Weak Jobs Report Keeps More Fed Easing in Play
CNBC Executive News Editor
Stocks slumpedand investors sought the safety of bonds after April’s disappointing jobs report signaled weak economic growth, which will keep the Fed open to more easing.
The U.S. economy created just 115,000 jobs in April, well below the consensus which was reported between 163,000 and 170,000. Revisions to payrolls data for the past two months, however, added another 53,000 jobs.
Retail employment increased by 29,000 after a 21,000 decline in March, but construction declined again by 2,000, and leisure and hospitality, usually growing at this time of year, rose by 12,000 after rising by 52,000 last month.

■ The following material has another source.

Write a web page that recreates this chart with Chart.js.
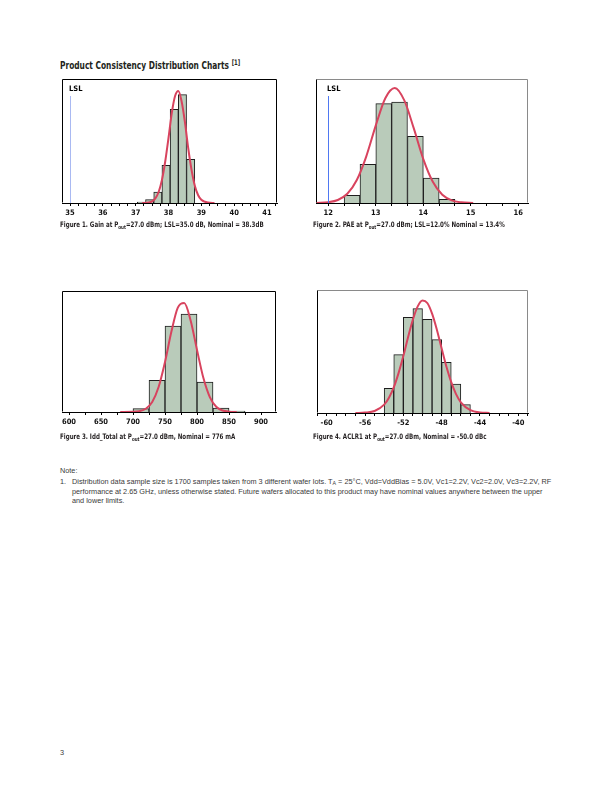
<!DOCTYPE html>
<html>
<head>
<meta charset="utf-8">
<script src="https://cdn.jsdelivr.net/npm/chart.js@4.4.0/dist/chart.umd.min.js"></script>
<style>
	body { margin: 0; background: #fff; }
	#page { position: relative; width: 612px; height: 792px; overflow: hidden; color: #231f20; }
	.cond { font-family: "Liberation Sans Narrow", "DejaVu Sans Condensed", sans-serif; font-weight: bold; transform-origin: 0 50%; }
	.abs { position: absolute; white-space: nowrap; line-height: 1; }
	canvas { position: absolute; }
	.title { left: 60px; top: 59px; font-size: 10.5px; transform: scaleX(0.79); }
	.title sup { font-size: 7.5px; vertical-align: 3.5px; }
	.cap { font-size: 7.5px; transform: scaleX(0.82); }
	.cap sub { font-size: 5.5px; vertical-align: -1.5px; }
	.note { font-family: "Liberation Sans", Arial, sans-serif; font-size: 7.3px; color: #3a3a3a; }
	.note sub { font-size: 5.3px; vertical-align: -1px; }
</style>
</head>
<body>
<div id="page">
	<div class="abs cond title">Product Consistency Distribution Charts <sup>[1]</sup></div>

	<canvas id="c1" width="235" height="156" style="left:52px; top:69px;"></canvas>
	<canvas id="c2" width="232" height="156" style="left:306px; top:69px;"></canvas>
	<canvas id="c3" width="234" height="153" style="left:52px; top:281px;"></canvas>
	<canvas id="c4" width="231" height="155" style="left:307px; top:280px;"></canvas>

	<div class="abs cond cap" style="left:60px; top:221px;">Figure 1. Gain at P<sub>out</sub>=27.0 dBm; LSL=35.0 dB, Nominal = 38.3dB</div>
	<div class="abs cond cap" style="left:313px; top:221px;">Figure 2. PAE at P<sub>out</sub>=27.0 dBm; LSL=12.0% Nominal = 13.4%</div>
	<div class="abs cond cap" style="left:60px; top:433px;">Figure 3. Idd_Total at P<sub>out</sub>=27.0 dBm, Nominal = 776 mA</div>
	<div class="abs cond cap" style="left:313px; top:433px;">Figure 4. ACLR1 at P<sub>out</sub>=27.0 dBm, Nominal = -50.0 dBc</div>

	<div class="abs note" style="left:60px; top:467px;">Note:</div>
	<div class="abs note" style="left:60px; top:478px;">1.</div>
	<div class="abs note" style="left:72px; top:478px;">Distribution data sample size is 1700 samples taken from 3 different wafer lots. T<sub>A</sub> = 25°C, Vdd=VddBias = 5.0V, Vc1=2.2V, Vc2=2.0V, Vc3=2.2V, RF</div>
	<div class="abs note" style="left:72px; top:488px;">performance at 2.65 GHz, unless otherwise stated. Future wafers allocated to this product may have nominal values anywhere between the upper</div>
	<div class="abs note" style="left:72px; top:497px;">and lower limits.</div>

	<div class="abs note" style="left:60px; top:749px;">3</div>
</div>

<script>
// histogram bins (left edge of each bin) and bar heights
const gainBins = [37.05, 37.3, 37.55, 37.8, 38.05, 38.3, 38.55];
const gainFreq = [1, 3.4, 11, 37.7, 93.7, 108.4, 43.7];
const gainFitX = [37.2, 37.4, 37.5, 37.6, 37.7, 37.8, 37.9, 38.0, 38.1, 38.2, 38.3, 38.4, 38.5, 38.6, 38.7, 38.8, 38.9, 39.0, 39.2, 39.4];
const gainFitY = [0, 0.5, 1.7, 4.7, 11, 23, 41.5, 65, 90, 107, 112, 101.5, 81, 55, 33.5, 17.5, 8, 3.2, 0.4, 0];

const paeBins = [12.333, 12.667, 13.0, 13.333, 13.667, 14.0, 14.333];
const paeFreq = [7.7, 38.7, 99.3, 101, 66.7, 25, 3.7];
const paeFitX = [11.75, 12.0, 12.2, 12.4, 12.6, 12.8, 13.0, 13.2, 13.4, 13.6, 13.8, 14.0, 14.2, 14.4, 14.6, 14.8, 15.05];
const paeFitY = [0.1, 0.8, 3, 9.2, 23, 46.7, 77.6, 104.8, 115, 102.6, 74.6, 43.9, 21.2, 8.2, 2.6, 0.7, 0];

const iddBins = [700, 725, 750, 775, 800, 825, 850];
const iddFreq = [3.3, 31.7, 86, 98, 30, 4, 1];
const iddFitX = [680, 700, 710, 720, 730, 740, 750, 760, 770, 780, 790, 800, 810, 820, 830, 840, 850, 862];
const iddFitY = [0, 0.2, 0.85, 3.3, 10.1, 25, 50, 80.4, 104.3, 109, 91.6, 62, 33.9, 14.9, 5.2, 1.5, 0.3, 0];

const aclrBins = [-54, -53, -52, -51, -50, -49, -48, -47, -46];
const aclrFreq = [24.7, 58.3, 95.7, 104.3, 93.7, 73.3, 50.7, 29, 8.3];
const aclrFitX = [-57, -56, -55, -54, -53.5, -53, -52.5, -52, -51.5, -51, -50.5, -50, -49.5, -49, -48.5, -48, -47.5, -47, -46.5, -46, -45, -44, -43];
const aclrFitY = [0.05, 0.4, 2, 8.4, 15.3, 25.6, 39.9, 57, 76, 93.5, 106.6, 112.5, 110, 99.4, 83.3, 64.5, 46.3, 30.8, 18.9, 10.7, 2.8, 0.5, 0.05];

const FONT = '"Liberation Sans Narrow", "DejaVu Sans Condensed", sans-serif';

// frame round the plot area, plus the LSL marker
const framePlugin = {
	id: 'frame',
	afterDatasetsDraw( chart, args, opts ) {
		const { ctx, chartArea: a } = chart;
		ctx.save();
		if ( opts.lsl !== undefined ) {
			const px = Math.round( chart.scales.x.getPixelForValue( opts.lsl ) ) + 0.5;
			ctx.strokeStyle = opts.lslColor;
			ctx.lineWidth = 1;
			ctx.beginPath();
			ctx.moveTo( px, a.top + 17 );
			ctx.lineTo( px, a.bottom );
			ctx.stroke();
			ctx.fillStyle = '#000';
			ctx.font = `bold 7.5px ${ FONT }`;
			ctx.textBaseline = 'middle';
			ctx.fillText( 'LSL', px - 1.5, a.top + 10.5 );
		}
		const l = Math.round( a.left ) + 0.5, t = Math.round( a.top ) + 0.5;
		const r = Math.round( a.right ) - 0.5, b = Math.round( a.bottom ) - 0.5;
		ctx.lineWidth = 1;
		ctx.strokeStyle = opts.far || '#000';
		ctx.beginPath();
		ctx.moveTo( l, t ); ctx.lineTo( r, t ); ctx.lineTo( r, b );
		ctx.stroke();
		ctx.strokeStyle = '#000';
		ctx.beginPath();
		ctx.moveTo( l, t ); ctx.lineTo( l, b );
		ctx.stroke();
		ctx.restore();
	},
};

function makeHist( id, cfg ) {
	const bars = cfg.bins.map( ( s, i ) => ( { x: s + cfg.width / 2, y: cfg.freq[ i ] } ) );
	const fit = cfg.fitX.map( ( x, i ) => ( { x, y: cfg.fitY[ i ] } ) );
	return new Chart( document.getElementById( id ), {
		data: {
			datasets: [
				{
					type: 'line',
					data: fit,
					borderColor: '#d8435e',
					borderWidth: 2,
					pointRadius: 0,
					cubicInterpolationMode: 'monotone',
					order: 0,
				},
				{
					type: 'bar',
					data: bars,
					backgroundColor: '#b9cbba',
					borderColor: '#1e1e1e',
					borderWidth: 1,
					barPercentage: 1,
					categoryPercentage: 1,
					order: 1,
				},
			],
		},
		options: {
			responsive: false,
			animation: false,
			devicePixelRatio: 1,
			layout: { padding: { left: 10, right: 10, top: 10, bottom: 0 } },
			plugins: {
				legend: { display: false },
				tooltip: { enabled: false },
				frame: { lsl: cfg.lsl, lslColor: cfg.lslColor, far: cfg.far },
			},
			scales: {
				x: {
					type: 'linear',
					offset: false,
					min: cfg.min,
					max: cfg.max,
					afterFit: ( s ) => { s.height = 22; },
					ticks: {
						stepSize: cfg.step,
						includeBounds: false,
						autoSkip: false,
						maxRotation: 0,
						padding: 3,
						color: '#111',
						font: { family: FONT, size: 7.5, weight: 'bold' },
						callback: ( v ) => {
							const k = Math.round( v / cfg.label );
							return Math.abs( v - k * cfg.label ) < 1e-6 ? String( k * cfg.label ) : '';
						},
					},
					grid: { offset: false, drawOnChartArea: false, tickLength: 3, color: '#000' },
					border: { color: '#000', width: 1 },
				},
				y: { display: false, min: 0, max: cfg.ymax },
			},
		},
		plugins: [ framePlugin ],
	} );
}

makeHist( 'c1', { bins: gainBins, freq: gainFreq, fitX: gainFitX, fitY: gainFitY, width: 0.25,
	min: 34.756, max: 41.305, step: 0.25, label: 1, ymax: 124, lsl: 35, lslColor: '#a9b9f2' } );
makeHist( 'c2', { bins: paeBins, freq: paeFreq, fitX: paeFitX, fitY: paeFitY, width: 1 / 3,
	min: 11.741, max: 16.204, step: 1 / 3, label: 1, ymax: 124, lsl: 12, lslColor: '#4f78f2', far: '#8a8a8a' } );
makeHist( 'c3', { bins: iddBins, freq: iddFreq, fitX: iddFitX, fitY: iddFitY, width: 25,
	min: 589.06, max: 923.4, step: 25, label: 50, ymax: 121 } );
makeHist( 'c4', { bins: aclrBins, freq: aclrFreq, fitX: aclrFitX, fitY: aclrFitY, width: 1,
	min: -61.01, max: -38.99, step: 1, label: 4, ymax: 123, far: '#8a8a8a' } );
</script>
</body>
</html>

“It’s not bad. It’s just not good enough to satisfy those who think we’re going to take off in the economy, and it’s not bad enough to get the Fed to do more. If you include the revision, it was just in line with estimates,” said Peter Boockvar, market strategist with Miller Tabak. “In line with expectations was a lame mediocre number. Middle of the road is not good enough in terms of the economy and that’s why the market is down.”
Traders were hoping the jobs report would dispel the concernthat the economy is unable to gain traction and break out of its slow growth pattern. The number also did not paint a picture of an economy that was stalled quite enough to force the Fed’s hand on a new round of quantitative easing, which has been a positive catalyst for stocks.
“The bottom-line from this report is that the momentum in the labor market is slowing, but not enough to bring the Fed off the sidelines for an additional round of asset purchases,” wrote Bank of America Merrill Lynch analyst Neil Dutta.
Economists had expected to see some level of payback in the April number, as employers added seasonal workers during the winter months due to unseasonably warm weather. Goldman Sachs economist had predicted weather-related payback would reduce the jobs number, and they were anticipating 125,000 ,well below many other economists.
“We expect that a “payback” from winter weather partly explains the deceleration in employment growth in April. This would be consistent with the industry mix of job gains, for example, with weakness in some weather-sensitive sectors such as construction and leisure/hospitality,” wrote Goldman Sachs economists Friday. “Our best guess at this would be that the weather payback effect in April was a little larger than in March, and may have subtracted 20-40k from nonfarm payroll growth.”
The breakdown of numbers inside the report also showed weakness, even though the unemployment rate fell to 8.1 percent, below the unchanged 8.2 percent economists expected. The labor participation rate declined 0.2 percent to 63.6, and the number of discouraged workers rose 103,000, the first in increase in three months.
Stocks initially fluctuated but then sold off sharply.
“The headline was disappointing, even with the lowered whisper numbers at 130,000s and 140,000s….I think people were quick to dismiss the improvement in the unemployment rate given the direction in the participation rate to its lowest levels since 1981, so on net I think that when we first got the release, because of the offsetting revisions the market really didn’t know what to do with it. We traded around sideways for a few minutes then we reverted to the conclusion that it was bad for stocks and good for bonds,” said said Ian Lyngen, senior Treasury strategist at CRT Capital. The yield on the 10-year Treasurydipped to 1.88 percent.
“I think the equity market is reading this as a number that’s not going to spur the Fed into action but does signal weak global growth,” he said. He added that some in the market had expected a strong number would quash the idea of a third round of quantitative easing (QE3), but that option now remains on the table.